Turn rough bullet points into a usable social post draft in about 3 minutes. This is for anyone who has an idea, update, or promo note but does not want to start from a blank box. The goal is a cleaner first draft, not outsourced judgment.
Quick Answer: Paste your rough bullets into ChatGPT or Gemini and ask it to turn them into one short social post with a clear hook, simple structure, and the same core meaning. Then review the result so it still sounds like you, matches the platform, and does not overclaim anything.
What you need
- A few rough bullet points, notes, or sentence fragments
- A free ChatGPT or Gemini account
- About 2 to 3 minutes for a quick review
Step 1: Gather the raw points you actually want to say
Start with a few bullets, not a perfect draft. These can be messy. For example:
launched new template pack
helps small creators post faster
free starter version available
want friendly tone, not salesy
Expected result: You have the core message in one place instead of trying to invent the whole post from memory.
Step 2: Ask AI to shape the bullets into one short post
Paste your bullets and use a prompt like this:
Turn these bullet points into one short social post draft. Keep it clear, natural, and beginner-friendly. Do not invent facts, numbers, results, or offers that are not in my notes. Keep it under 90 words and end with a light call to action.
If you need help using the tools themselves, see the ChatGPT help guide or Gemini help.
Expected result: You get a readable first draft with a hook, a middle, and a simple closing instead of a pile of fragments.
Step 3: Adapt the draft to the platform
One version rarely fits every platform cleanly. Ask for a quick adjustment if needed:
Rewrite this for X in a tighter style with no hashtags.
Rewrite this for LinkedIn in a more professional tone with short line breaks.
Rewrite this for Instagram with one soft call to action and 3 relevant hashtags.
Expected result: The draft fits the channel instead of sounding like the same generic post copy-pasted everywhere. The internet has enough of that already.

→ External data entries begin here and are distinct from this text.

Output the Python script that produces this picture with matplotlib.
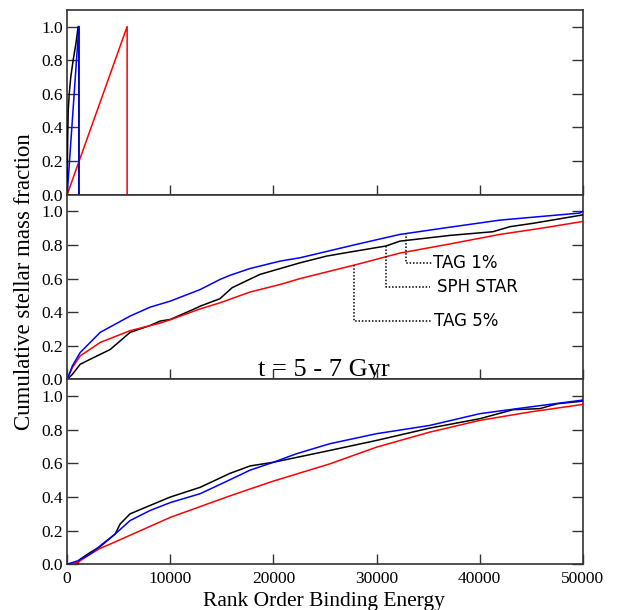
import numpy as np
import matplotlib
matplotlib.use("Agg")
import matplotlib.pyplot as plt

# top panel: first few thousand particles
top_black_x = [0, 40, 100, 200, 350, 580, 850, 1066, 1130, 1130]
top_black_y = [0, 0.3, 0.5, 0.6, 0.7, 0.8, 0.9, 1.0, 1.0, 0]
top_blue_x = [0, 1130, 1150, 1150]
top_blue_y = [0, 1.0, 1.0, 0]
top_red_x = [0, 5814, 5814]
top_red_y = [0, 1.0, 0]

# middle panel
mid_blue_x = [0, 500, 1260, 3200, 6100, 8040, 10000, 12900, 14820, 15800, 17733,
              20640, 22580, 28070, 32270, 37000, 41960, 46000, 49700, 50000]
mid_blue_y = [0, 0.08, 0.16, 0.28, 0.377, 0.43, 0.466, 0.535, 0.595, 0.62, 0.66,
              0.704, 0.724, 0.804, 0.863, 0.905, 0.948, 0.97, 0.99, 1.0]
mid_black_x = [0, 500, 1260, 2230, 4170, 6100, 8000, 9010, 10000, 12240, 12900,
               14800, 16000, 17733, 18700, 22580, 25160, 27420, 30910, 32270,
               37110, 41280, 42930, 45160, 49700, 50000]
mid_black_y = [0, 0.03, 0.09, 0.12, 0.178, 0.28, 0.32, 0.347, 0.357, 0.417, 0.436,
               0.48, 0.546, 0.597, 0.625, 0.694, 0.734, 0.758, 0.794, 0.823,
               0.857, 0.879, 0.909, 0.929, 0.976, 0.98]
mid_red_x = [0, 500, 1260, 3200, 6100, 9000, 10000, 12900, 14820, 17733, 20640,
             22580, 28070, 32270, 37000, 41960, 46000, 50000]
mid_red_y = [0, 0.07, 0.14, 0.22, 0.29, 0.335, 0.355, 0.42, 0.456, 0.52, 0.565,
             0.60, 0.684, 0.752, 0.805, 0.863, 0.90, 0.94]

# bottom panel
bot_blue_x = [0, 1000, 2230, 3200, 4650, 6100, 8040, 10000, 12900, 15790, 17733,
              20000, 22200, 25450, 30000, 35140, 40000, 44860, 49870, 50000]
bot_blue_y = [0, 0.02, 0.06, 0.11, 0.18, 0.26, 0.32, 0.367, 0.42, 0.503, 0.56,
              0.607, 0.657, 0.717, 0.777, 0.826, 0.896, 0.936, 0.976, 0.98]
bot_black_x = [0, 1000, 1260, 2230, 3200, 4650, 5140, 6100, 8040, 10000, 12900,
               15790, 17733, 20000, 25450, 30000, 35140, 40000, 43250, 45830,
               47500, 49870, 50000]
bot_black_y = [0, 0, 0.03, 0.07, 0.105, 0.18, 0.24, 0.30, 0.35, 0.40, 0.458,
               0.541, 0.585, 0.607, 0.677, 0.737, 0.81, 0.866, 0.92, 0.926,
               0.955, 0.97, 0.975]
bot_red_x = [0, 1000, 2230, 3200, 4170, 10000, 15790, 17733, 20000, 25450, 30000,
             35140, 40000, 44860, 49870, 50000]
bot_red_y = [0, 0.01, 0.06, 0.095, 0.12, 0.279, 0.407, 0.448, 0.495, 0.597, 0.697,
             0.786, 0.856, 0.906, 0.95, 0.952]

xticks = [0, 10000, 20000, 30000, 40000, 50000]
yticks = [0.0, 0.2, 0.4, 0.6, 0.8, 1.0]

serif = ["Liberation Serif", "DejaVu Serif"]

fig, axes = plt.subplots(3, 1, figsize=(6.22, 6.10), dpi=100, sharex=True)
fig.subplots_adjust(left=0.108, right=0.937, top=0.984, bottom=0.075, hspace=0)

panels = [
    (top_black_x, top_black_y, top_blue_x, top_blue_y, top_red_x, top_red_y),
    (mid_black_x, mid_black_y, mid_blue_x, mid_blue_y, mid_red_x, mid_red_y),
    (bot_black_x, bot_black_y, bot_blue_x, bot_blue_y, bot_red_x, bot_red_y),
]

for ax, (kx, ky, bx, by, rx, ry) in zip(axes, panels):
    ax.plot(kx, ky, color="black", lw=1.1, zorder=3)
    ax.plot(rx, ry, color="red", lw=1.1, zorder=4)
    ax.plot(bx, by, color="blue", lw=1.1, zorder=5)
    ax.set_xlim(0, 50000)
    ax.set_ylim(0, 1.1)
    ax.set_yticks(yticks)
    ax.set_xticks(xticks)
    ax.tick_params(axis="y", direction="in", length=8, width=1, right=True,
                   labelsize=12.5, pad=3, color="#333333")
    ax.tick_params(axis="x", direction="in", length=7, width=1, top=False,
                   labelsize=12.5, pad=5, color="#333333")
    for s in ax.spines.values():
        s.set_linewidth(1.2)
        s.set_color("#333333")
    for lab in ax.get_yticklabels() + ax.get_xticklabels():
        lab.set_family(serif)
    ax.set_yticklabels(["%.1f" % t for t in yticks])

axes[2].set_xticklabels([str(t) for t in xticks])

# labels pointing at the three curves in the middle panel
mid = axes[1]
notes = [
    ("TAG 1%", mid_blue_x, mid_blue_y, 32900, 0.695, 35330, 35500),
    ("SPH STAR", mid_black_x, mid_black_y, 30910, 0.552, 35170, 35900),
    ("TAG 5%", mid_red_x, mid_red_y, 27840, 0.347, 35330, 35550),
]
for txt, cx, cy, xv, yend, xend, xt in notes:
    ytop = np.interp(xv, cx, cy)
    mid.plot([xv, xv, xend], [ytop, yend, yend], color="black", lw=1.1,
             linestyle=(0, (1, 1.2)), zorder=6)
    mid.text(xt, yend, txt, fontsize=12, family="DejaVu Sans", va="center",
             ha="left")

mid.text(24900, 0.02, "t = 5 - 7 Gyr", fontsize=19, family=serif,
         ha="center", va="baseline", zorder=10, clip_on=False)

fig.text(0.040, 0.5385, "Cumulative stellar mass fraction", rotation=90,
         ha="center", va="center", fontsize=16.5, family=serif)
fig.text(0.521, 0.007, "Rank Order Binding Energy", ha="center",
         va="baseline", fontsize=15.5, family=serif)

fig.savefig("out.png", dpi=100)
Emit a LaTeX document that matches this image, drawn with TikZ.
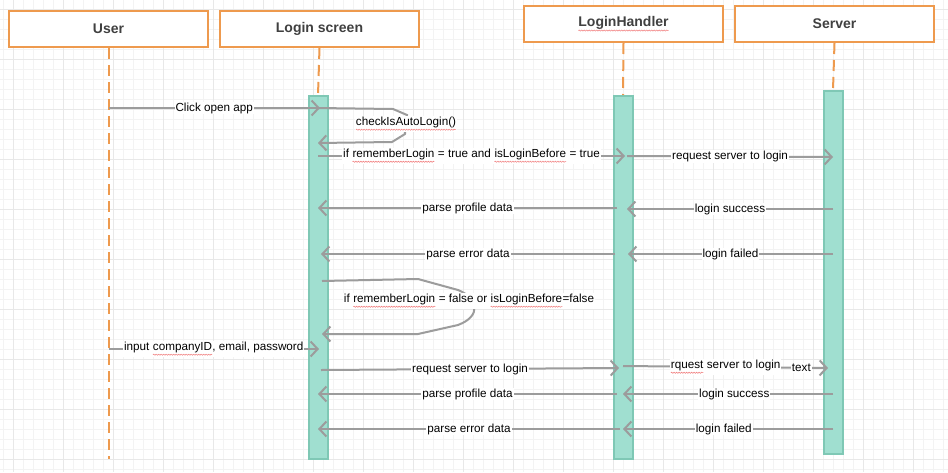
\documentclass[tikz,border=0pt]{standalone}
\usepackage{fontspec}
\setmainfont{Liberation Sans}
\usetikzlibrary{arrows.meta, positioning, decorations.pathmorphing}
\definecolor{boxorange}{HTML}{EE9A4E}
\definecolor{headtext}{HTML}{404040}
\definecolor{actfill}{HTML}{A0DFD0}
\definecolor{actdraw}{HTML}{7FC8B5}
\definecolor{msggray}{HTML}{9C9C9C}
\definecolor{spellred}{HTML}{F07878}
\definecolor{gridminor}{HTML}{F3F3F3}
\definecolor{gridmajor}{HTML}{E8E8E8}
\tikzset{%
	head/.style={draw=boxorange, line width=2pt, rectangle, minimum width=199pt,%
		minimum height=36pt, inner sep=0pt, fill=white, text=headtext,%
		font=\fontsize{14}{16}\selectfont\bfseries},
	life/.style={draw=boxorange, line width=2pt, dash pattern=on 11pt off 6pt},
	act/.style={draw=actdraw, line width=2pt, fill=actfill, minimum width=19pt,%
		inner sep=0pt, anchor=north},
	msg/.style={draw=msggray, line width=2pt, -{Straight Barb[length=7pt,width=15pt]}},
	lbl/.style={fill=white, inner sep=1pt, text=black, font=\fontsize{11.7}{14}\selectfont},
	wave/.style={draw=spellred, arrows=-, solid, line width=0.5pt, decorate,%
		decoration={snake, amplitude=0.6pt, segment length=2.5pt}},
	gridline/.style={draw=gridminor, line width=0.7pt},
	gridbold/.style={draw=gridmajor, line width=0.7pt}
}
% red wavy mark under a word
\newcommand{\spell}[1]{\tikz[baseline=(sp.base)]{%
	\node[inner sep=0pt, outer sep=0pt, minimum size=0pt, draw=none, fill=none, anchor=base] (sp) at (0,0) {#1};%
	\draw[wave] ([yshift=-3.8pt]sp.base west) -- ([yshift=-3.8pt]sp.base east);}}

\begin{document}
\begin{tikzpicture}[x=1pt, y=-1pt]
	\useasboundingbox (0,0) rectangle (948,472);
	\fill[white] (0,0) rectangle (948,472);
	% background grid
	\foreach \gx in {3,13,...,943} \draw[gridline] (\gx,0) -- (\gx,472);
	\foreach \gy in {9,19,...,469} \draw[gridline] (0,\gy) -- (948,\gy);
	\foreach \gx in {13,63,...,913} \draw[gridbold] (\gx,0) -- (\gx,472);
	\foreach \gy in {9,59,...,459} \draw[gridbold] (0,\gy) -- (948,\gy);

	% participants
	\node[head]                       (user)    at (108.5,29) {User};
	\node[head, right=10pt of user]   (screen)  {Login screen};
	\node[head]                       (handler) at (623.5,24) {\spell{LoginHandler}};
	\node[head, right=10pt of handler] (server) {Server};

	% activations
	\node[act, minimum height=363pt] (actS) at (318,95) {};
	\node[act, minimum height=363pt] (actH) at (623,95) {};
	\node[act, minimum height=363pt] (actV) at (833,90) {};

	% lifelines
	\draw[life] (user.south) -- (user.south |- 0,459);
	\draw[life] (screen.south) -- (actS.north);
	\draw[life] (handler.south) -- (actH.north);
	\draw[life] (server.south) -- (actV.north);

	% auto login
	\draw[msg] (user |- 0,108) -- node[lbl]{Click open app} ([xshift=2pt]actS |- 0,108);
	\draw[msg] (actS |- 0,108) -- (393,109) -- (407,115) -- (405,134) -- (392,142) -- (actS |- 0,143);
	\node[lbl] (check) at (406,124) {\spell{checkIsAutoLogin()}};
	\draw[msg] (actS |- 0,156) -- node[lbl]{if \spell{rememberLogin} = true and \spell{isLoginBefore} = true} ([xshift=2pt]actH |- 0,156);
	\draw[msg] ([xshift=4pt]actH |- 0,156) -- node[lbl]{request server to login} (actV |- 0,157);
	\draw[msg] (actV |- 0,209) -- node[lbl]{login success} ([xshift=4pt]actH |- 0,209);
	\draw[msg] ([xshift=-6pt]actH |- 0,208) -- node[lbl]{parse profile data} (actS |- 0,208);
	\draw[msg] (actV |- 0,254) -- node[lbl]{login failed} ([xshift=5pt]actH |- 0,254);
	\draw[msg] ([xshift=-8pt]actH |- 0,254) -- node[lbl]{parse error data} ([xshift=3pt]actS |- 0,254);

	% manual login
	\draw[msg] ([xshift=4pt]actS |- 0,281) -- (418,279) -- (458,290) .. controls (478,298) and (482,316) .. (458,325) -- (418,334) -- ([xshift=4pt]actS |- 0,334);
	\node[lbl] (manual) at (469,301) {if \spell{rememberLogin} = false or \spell{isLoginBefore}=false};
	\draw[msg] (user |- 0,349) -- node[lbl]{input \spell{companyID}, email, password} ([xshift=1pt]actS |- 0,349);
	\draw[msg] ([xshift=3pt]actS |- 0,370) -- node[lbl]{request server to login} ([xshift=-4pt]actH |- 0,368);
	\draw[msg] (actH |- 0,366) -- node[lbl, pos=0.5]{\spell{rquest} server to login} node[lbl, pos=0.87]{text} ([xshift=-5pt]actV |- 0,368);
	\draw[msg] (actV |- 0,394) -- node[lbl, pos=0.47]{login success} (actH |- 0,394);
	\draw[msg] ([xshift=-6pt]actH |- 0,394) -- node[lbl]{parse profile data} (actS |- 0,394);
	\draw[msg] (actV |- 0,429) -- node[lbl, pos=0.52]{login failed} (actH |- 0,429);
	\draw[msg] ([xshift=-3pt]actH |- 0,429) -- node[lbl]{parse error data} (actS |- 0,429);
\end{tikzpicture}
\end{document}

Step 4: Verify the details before you post
- Check that the post still matches what you actually meant
- Remove claims the AI added or exaggerated
- Make sure dates, prices, links, and offers are correct
- Tweak the wording so it still sounds like your voice, not polished wallpaper
Expected result: You end up with a faster first draft that still feels human and accurate.
Common mistakes
- Giving the AI vague bullets and expecting a sharp post anyway
- Letting the AI add hype words or promises that were never in your notes
- Posting the first version without checking whether it fits the platform or your tone
Troubleshooting
- The draft sounds too robotic: ask for a more natural tone with shorter sentences and fewer buzzwords
- The draft is too generic: add one specific detail from your bullets, like who it helps or what changed
- The AI invents extra claims: repeat “Do not invent facts, results, prices, or features” and cut anything unsupported
- The post is too long: ask for one version under a specific word count for your target platform
Next step
Save one reusable prompt for your main platform. Once the prompt works, turning rough bullets into a decent first draft becomes a repeatable workflow instead of a small daily annoyance.